Photos Courtesy Mike Sinnwell August 2015
Folsom Area History - as written by Mike Schoonover November 2010
Folsom has an incredibly rich history which is preserved in the buildings, people, and the wonderful Museum.
Originally, a town named Madison was established where the Granada to Fort Union Military Route crossed the Dry Cimarron river. When the railroad track was laid through the area, it bypassed Madison. The townspeople threw together a tent city where the tracks met the river -- it was called Rag Town because of all the canvas structures.
Some time later the bride-elect of President Grover Cleveland, Francis Folsom, stepped off the train to explore the little town during a whistle stop. The townspeople were smitten by her charms and chose her maiden name with which to christen the little village by the river.
The little town eventually grew to be 1,000 strong and once vied to be the county seat. In its heyday, Folsom boasted the largest stockyards west of Fort Worth. At the time, the countryside was filled with homesteaders who relied on the town for supplies and a taste of civilization. Slowly, the homesteaders gave up as the weather turned drier. The remaining farmers accumulated the abandoned land into larger plots; eventually those holdouts gave up as well. The farmland all returned to pasture and was once again used mainly for ranching. The resulting decrease in population eventually strangled the small railroad towns of Folsom, Des Moines, Capulin, Grenville, and Mount Dora -- all are mere wisps of their former selves.
Through its time, the town had several businesses: hotels, restaurants, supply stores, doctors, newspapers, and, of course, more than its fair share of bars.
Three school houses have been built in Folsom, the first two having burned to the ground. The last school closed in 1958 and the students were transferred to Des Moines. The school still stands and is used today for community events.
Several newspapers called Folsom home at one time or another. They poked fun at other towns, especially Clayton. One editor spent the night there and complained about the gunfire piercing his sleep, and expressed thanks that Folsom was not such a lawless place. The editor in Clayton complained equally about Folsom. At one point, the editors sold their respective papers to each other and switched towns. They then began attacking the towns they had just left!

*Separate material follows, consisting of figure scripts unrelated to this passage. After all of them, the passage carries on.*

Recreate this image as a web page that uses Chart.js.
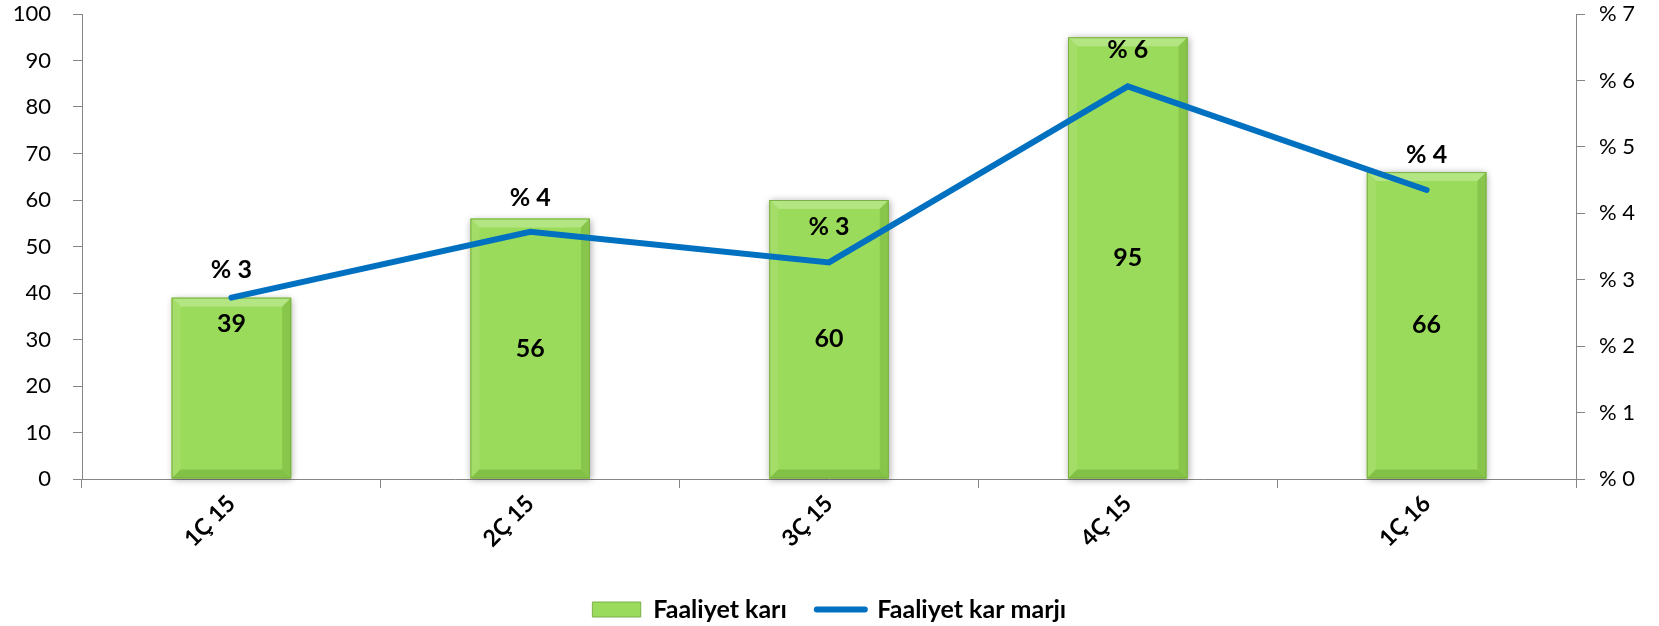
<!DOCTYPE html>
<html><head><meta charset="utf-8">
<script src="https://cdn.jsdelivr.net/npm/chart.js@4/dist/chart.umd.min.js"></script>
<style>html,body{margin:0;padding:0;background:#fff}#wrap{width:1659px;height:626px;position:relative}</style>
</head><body><div id="wrap"><canvas id="c"></canvas></div>
<script>
const categories = ['1Ç 15', '2Ç 15', '3Ç 15', '4Ç 15', '1Ç 16'];
const faaliyetKari = [39, 56, 60, 95, 66];
const faaliyetKarMarji = [2.73, 3.72, 3.26, 5.91, 4.35];
const marjiLabels = ['% 3', '% 4', '% 3', '% 6', '% 4'];
const leftTickValues = [0, 10, 20, 30, 40, 50, 60, 70, 80, 90, 100];
const rightTickLabels = ['% 0', '% 1', '% 2', '% 3', '% 4', '% 5', '% 6', '% 7'];
const seriesNames = ['Faaliyet karı', 'Faaliyet kar marjı'];

const FONT = 'Lato, "Open Sans", sans-serif';
const AXIS = '#868686';

const bevelPlugin = {
  id: 'bevel',
  beforeDatasetDraw(chart, args) {
    if (args.index !== 0) return;
    const ctx = chart.ctx;
    ctx.save();
    ctx.shadowColor = 'rgba(0,0,0,0.35)';
    ctx.shadowBlur = 7;
    ctx.shadowOffsetX = 1;
    ctx.shadowOffsetY = 1;
    ctx.fillStyle = '#9BDB5B';
    args.meta.data.forEach(bar => {
      const p = bar.getProps(['x', 'y', 'base', 'width'], true);
      ctx.fillRect(p.x - p.width / 2, p.y, p.width, p.base - p.y);
    });
    ctx.restore();
  },
  afterDatasetDraw(chart, args) {
    if (args.index !== 0) return;
    const ctx = chart.ctx;
    const poly = (pts, c) => {
      ctx.beginPath();
      ctx.moveTo(pts[0][0], pts[0][1]);
      for (let i = 1; i < pts.length; i++) ctx.lineTo(pts[i][0], pts[i][1]);
      ctx.closePath();
      ctx.fillStyle = c;
      ctx.fill();
    };
    ctx.save();
    args.meta.data.forEach(bar => {
      const p = bar.getProps(['x', 'y', 'base', 'width'], true);
      const l = p.x - p.width / 2, r = p.x + p.width / 2, t = p.y, b = p.base;
      const d = 9;
      poly([[l, t], [r, t], [r - d, t + d], [l + d, t + d]], '#B3E582');
      poly([[l, t], [l + d, t + d], [l + d, b - d], [l, b]], '#A4DE69');
      poly([[r, t], [r, b], [r - d, b - d], [r - d, t + d]], '#88C64B');
      poly([[l, b], [r, b], [r - d, b - d], [l + d, b - d]], '#82C046');
      ctx.strokeStyle = '#7DAF47';
      ctx.lineWidth = 1;
      ctx.strokeRect(l + 0.5, t + 0.5, p.width - 1, b - t - 1);
    });
    ctx.restore();
  }
};

const labelPlugin = {
  id: 'valueLabels',
  afterDatasetsDraw(chart, args, opts) {
    const ctx = chart.ctx;
    ctx.save();
    ctx.fillStyle = '#000';
    ctx.textAlign = 'center';
    ctx.textBaseline = 'middle';
    ctx.font = 'bold 25px ' + FONT;
    const barMeta = chart.getDatasetMeta(0);
    barMeta.data.forEach((bar, i) => {
      const p = bar.getProps(['x', 'y', 'base'], true);
      ctx.fillText(String(faaliyetKari[i]), p.x, (p.y + p.base) / 2 + opts.barShift[i]);
    });
    const lineMeta = chart.getDatasetMeta(1);
    lineMeta.data.forEach((pt, i) => {
      const p = pt.getProps(['x', 'y'], true);
      ctx.fillText(marjiLabels[i], p.x, p.y - opts.lineShift[i]);
    });
    ctx.restore();
  }
};

new Chart(document.getElementById('c'), {
  data: {
    labels: categories,
    datasets: [
      {
        type: 'bar',
        label: seriesNames[0],
        data: faaliyetKari,
        backgroundColor: '#9BDB5B',
        borderWidth: 0,
        barPercentage: 0.8,
        categoryPercentage: 0.5,
        yAxisID: 'y',
        order: 1
      },
      {
        type: 'line',
        label: seriesNames[1],
        data: faaliyetKarMarji,
        borderColor: '#0070C0',
        backgroundColor: '#0070C0',
        borderWidth: 6,
        borderCapStyle: 'round',
        borderJoinStyle: 'miter',
        pointRadius: 0,
        pointHoverRadius: 0,
        tension: 0,
        yAxisID: 'y1',
        order: 0
      }
    ]
  },
  options: {
    responsive: true,
    maintainAspectRatio: false,
    animation: false,
    layout: { padding: { top: 14, left: 0, right: 0, bottom: -6 } },
    plugins: {
      tooltip: { enabled: false },
      legend: {
        position: 'bottom',
        labels: {
          usePointStyle: true,
          pointStyleWidth: 48,
          boxHeight: 15,
          padding: 30,
          color: '#000',
          font: { family: FONT, size: 25, weight: 'bold' },
          generateLabels(chart) {
            return chart.data.datasets.map((ds, i) => ({
              text: ds.label,
              datasetIndex: i,
              pointStyle: i === 0 ? 'rect' : 'line',
              fillStyle: i === 0 ? '#9BDB5B' : '#0070C0',
              strokeStyle: i === 0 ? '#7DAF47' : '#0070C0',
              lineWidth: i === 0 ? 1 : 6,
              lineCap: 'round',
              fontColor: '#000',
              hidden: false
            }));
          }
        }
      },
      valueLabels: { barShift: [-64, 0, 0, 0, 0], lineShift: [28, 34, 36, 36, 35] }
    },
    scales: {
      x: {
        offset: true,
        grid: { display: true, drawOnChartArea: false, offset: true, tickLength: 9, color: AXIS },
        border: { color: AXIS, width: 1 },
        ticks: {
          maxRotation: 45, minRotation: 45, padding: 2,
          color: '#000',
          font: { family: FONT, size: 23, weight: 'bold' }
        },
        afterFit(s) { s.height = 88; }
      },
      y: {
        position: 'left',
        min: 0, max: 100,
        afterBuildTicks(s) { s.ticks = leftTickValues.map(v => ({ value: v })); },
        grid: { display: true, drawOnChartArea: false, tickLength: 9, color: AXIS },
        border: { color: AXIS, width: 1 },
        ticks: { color: '#000', padding: 22, font: { family: FONT, size: 22 } },
        afterFit(s) { s.width = 82; s.paddingTop = 0; s.paddingBottom = 0; }
      },
      y1: {
        position: 'right',
        min: 0, max: 7,
        afterBuildTicks(s) { s.ticks = rightTickLabels.map((t, i) => ({ value: i })); },
        grid: { display: true, drawOnChartArea: false, tickLength: 9, color: AXIS },
        border: { color: AXIS, width: 1 },
        ticks: {
          color: '#000', padding: 14, font: { family: FONT, size: 22 },
          callback: (v) => rightTickLabels[v]
        },
        afterFit(s) { s.width = 83; s.paddingTop = 0; s.paddingBottom = 0; }
      }
    }
  },
  plugins: [bevelPlugin, labelPlugin]
});
</script>
</body></html>
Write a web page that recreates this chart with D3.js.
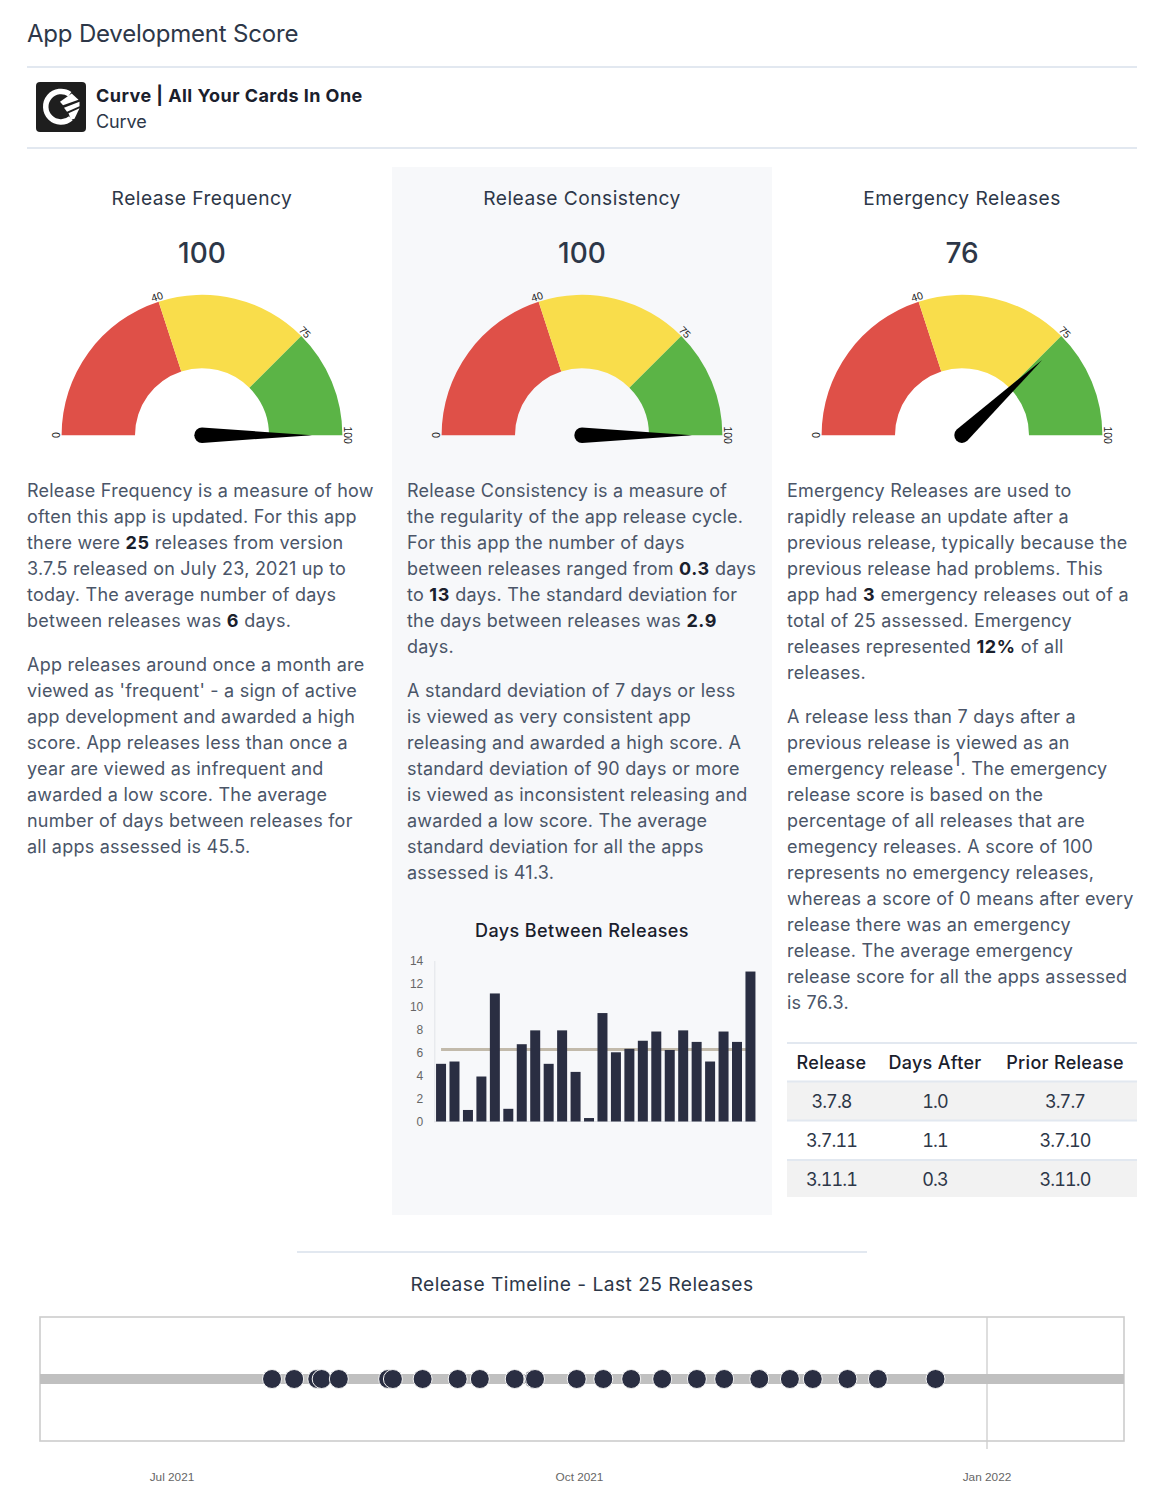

One of New Mexico's most notorious bandits, Black Jack Ketchum, robbed his last train just outside Folsom. He was captured and hanged in Clayton, during which hanging he was decapitated. He is the only man to be hanged for train robbery in the United States.
In 188?, two Dallas investors put together nearly $50,000, a huge sum in those days, to build a majestic hotel just east of town. They were hoping to make it into a mineral springs resort, much like Hot Springs, NM. The hotel was built on the edge of a gorge, and they planned to build a dam to create a small lake for fishing and canoeing. The building was absolutely incredible and would have been an eye catcher even in the biggest of cities. Two weeks from completion, the investors began to feud with each other and dropped the project altogether.
They never sent another dime nor did they visit the town again. People held parties in the abandoned structure, newcomers lived in it while their houses were being finished, and vagrants called it home. To add to the indignation, bits and pieces were stolen for use on houses in the area. The hotel was slowly deconstructed in this manner and fell victim to the occasional fire. The flood of 1908 finally washed away what was left. If the hotel had survived to the present day, Folsom might be an entirely different town altogether.
Folsom was built in a valley next to the Dry Cimarron. Except after a rain, the river is usually dry but for isolated spots fed by underground springs. Near Folsom, the river is more of a trench -- 10 to 15 feet across and 10 feet or so deep. The town was periodically victimized by flooding, filling the main street three to four feet deep with water. The head waters of the Dry Cimarron start eight miles west of Folsom at the edge of the Johnson Mesa, providing the drainage for a large area of that mesa and the surrounding lowlands.
In 1908, the hay had been cut and the leftover stalks littered the fields. A cloudburst settled above the river's headwaters and dumped an unusually large amount of rain. The waters collected the hay stalks and other debris and carried them along until they began to block the small railroad bridges. When these impromptu dams gave way, the resulting surge added to the already swelling river.
Residents up the river realized that the town was in danger and called ahead to warn them. Sarah J. "Sally" Rooke, the Folsom telephone operator, stayed at her station to call as many residents as possible to alert them to the impending flood. Ms. Rooke was washed away and died along with 17 other people.
Most of the buildings which were not built on foundations were washed away. The displaced residents never returned to rebuild. From that point on, the town dwindled away to its present population of about eighty souls. The last store closed in the seventies. The infamous Folsom Inn & Bar was opened around that time and operated until 2007.
In 2009, the state of New Mexico honored Sarah Rooke as one of the Heroines of New Mexico and erected a monument in her honor next to the Folsom Museum. Not much is known about Ms. Rooke other than she arrived in Folsom later in life and was unmarried at the time of her death. She arrived in the little town probably expecting to live out her life and die in obscurity, only to be immortalized on that terrible night.